Interpellé par le narrateur qui lui demande pourquoi avoir choisi l’anarchisme — « cette solution extrême » (BA, p. 19) — alors qu’il aurait pu opter pour une position intermédiaire, le socialisme par exemple, ou tout autre mouvement progressiste, le banquier répond :

Le grand mal, le seul à vrai dire, ce sont les conventions et les fictions sociales, qui se plaquent sur les réalités naturelles — oui, toutes les fictions, depuis la famille jusqu’à l’argent, depuis la religion jusqu’à l’État. On naît homme ou femme — je veux dire qu’on naît pour devenir, une fois adulte, homme ou femme ; mais on ne naît pas, en bonne justice naturelle, pour être un époux, ou pour être riche ou pauvre, et pas davantage pour être catholique ou protestant, anglais ou portugais. On devient ceci ou cela en vertu des fictions sociales. Et ces fictions sociales, pourquoi sont-elles mauvaises ? Parce que ce sont des fictions, parce qu’elles ne sont pas naturelles.

c’est Pessoa qui souligne

BA, p. 20

Dans ce raisonnement tautologique, la véritable justice est celle des « réalités naturelles », précédant les fictions de l’homme, dépouillées de l’État, de la religion, de l’argent… Mais, pour le banquier, la société « naturelle » ne saurait être accomplie réellement que si elle l’est totalement. Fidèle à son désir apparent de logique et de clarté, le banquier ajoute :

Donc, de deux choses l’une : ou le naturel est réalisable sur le plan social, ou il ne l’est pas ; en d’autres termes, ou bien la société peut être naturelle, ou bien elle est essentiellement fiction et ne peut en aucun cas être naturelle. […] [S]i […] la société ne peut exister à l’état naturel, et si, pour une raison quelconque, elle doit absolument reposer sur des fictions, alors de deux maux choisissons le moindre ; rendons-la, dans le cadre de ces fictions inévitables, la plus naturelle possible, afin de la rendre, par cela même, la plus juste possible.

BA, p. 22

À la suite de ce constat, le narrateur, tout comme le lecteur, croit avoir saisi le fonctionnement de l’anarchisme de pacotille du banquier : la société naturelle sera celle à laquelle nous sommes habitués, soit le capitalisme. Refusant toutefois l’hypothèse qu’une telle société ne puisse exister (pour le banquier, « ce qui est naturel l’est entièrement, et non à moitié, au quart ou au huitième » (BA, p. 21-22)), il rappelle au narrateur sa fidélité à la théorie anarchiste et refuse ainsi d’accepter l’idée d’une justice uniquement fondée sur des apparences naturelles : « Non : je devais faire quelque chose. Il fallait travailler, lutter pour la cause des opprimés, ces victimes des conventions sociales ! […] [Les hommes] peuvent tous être égaux entre eux ; ce qui les en empêche, ce sont les fictions sociales, et c’est donc elles qu’il faut détruire » (BA, p. 31-32).

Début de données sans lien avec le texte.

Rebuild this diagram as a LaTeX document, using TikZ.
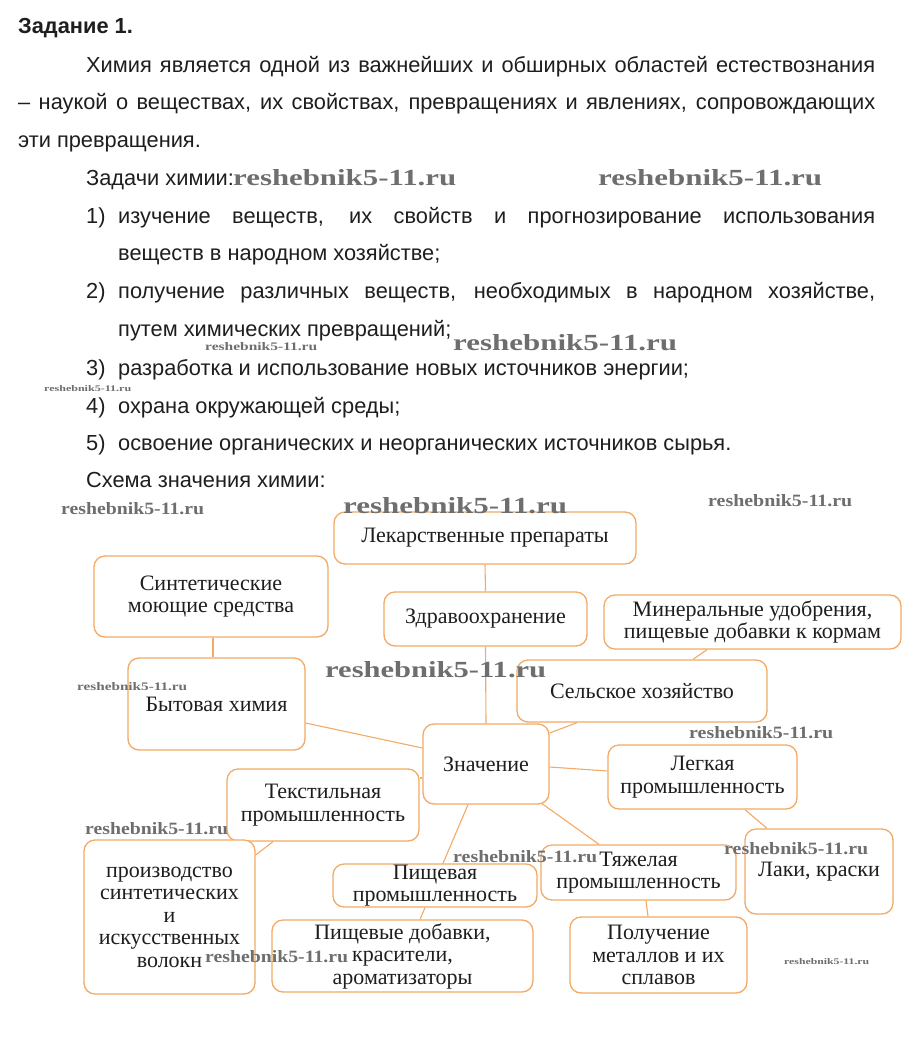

Pour le banquier, c’est la « longue accoutumance des êtres humains aux fictions sociales, [créant] par elles-mêmes de la tyrannie » (BA, p. 39-40), qui est responsable de cette confusion. Une fois les conventions détruites, le banquier prévoit le retour de cette liberté qui serait le propre de l’homme. Cette idée d’un âge d’or — où la véritable liberté, désormais oubliée, était intacte — constitue l’horizon anarchiste. Ernst Jünger écrit d’ailleurs à ce propos : « L’anarchiste, sous sa forme pure, est celui dont la mémoire remonte le plus loin, jusqu’à des ères préhistoriques, voire prémythiques — et qui croit que l’homme a rempli dans ces temps lointains sa vocation authentique [16]. »

Technique de l’anarchisme

Poursuivant la conversation, le banquier fait part au narrateur de la conscience qui est sienne d’une nouvelle emprise des fictions sociales sur ses anciens camarades anarchistes. À bien observer les activités du groupuscule révolutionnaire, il constate la création d’une forme de tyrannie encore plus perverse. Certaines personnes possèdent l’art, selon le banquier, de s’élever parmi les autres et de les entraîner à faire ce qu’elles souhaitent : « Un petit groupe de gens sincères, formé et uni expressément dans le but de travailler pour la liberté, n’avait réussi, au bout de plusieurs mois, qu’à créer une seule chose concrète et positive : de la tyrannie au sein même de ce groupe » (BA, p. 44 ; c’est Pessoa qui souligne). Le banquier ajoute que, si l’oppression était issue de cette longue exposition de l’humanité au mensonge, le problème aurait été détestable, mais dérivé d’un principe naturel. Il s’agissait toutefois d’une nouvelle forme de despotisme, « dénaturé », puisqu’il se créait au sein même de la lutte contre les fictions sociales. Si rien ne pouvait parvenir à résoudre cette difficulté, la découverte de « ce caractère terrible de toutes les tyrannies issues de la Nature : l’impossibilité de se révolter contre elles » (BA, p. 48) mettrait fin au combat anarchiste. Le banquier affirme : « Et puis, un beau jour, d’un seul coup, j’ai trouvé la solution. Ce jour-là a été le grand jour de mes théories anarchistes : le jour où j’ai découvert, pour ainsi dire, la technique de l’anarchisme » (BA, p. 47).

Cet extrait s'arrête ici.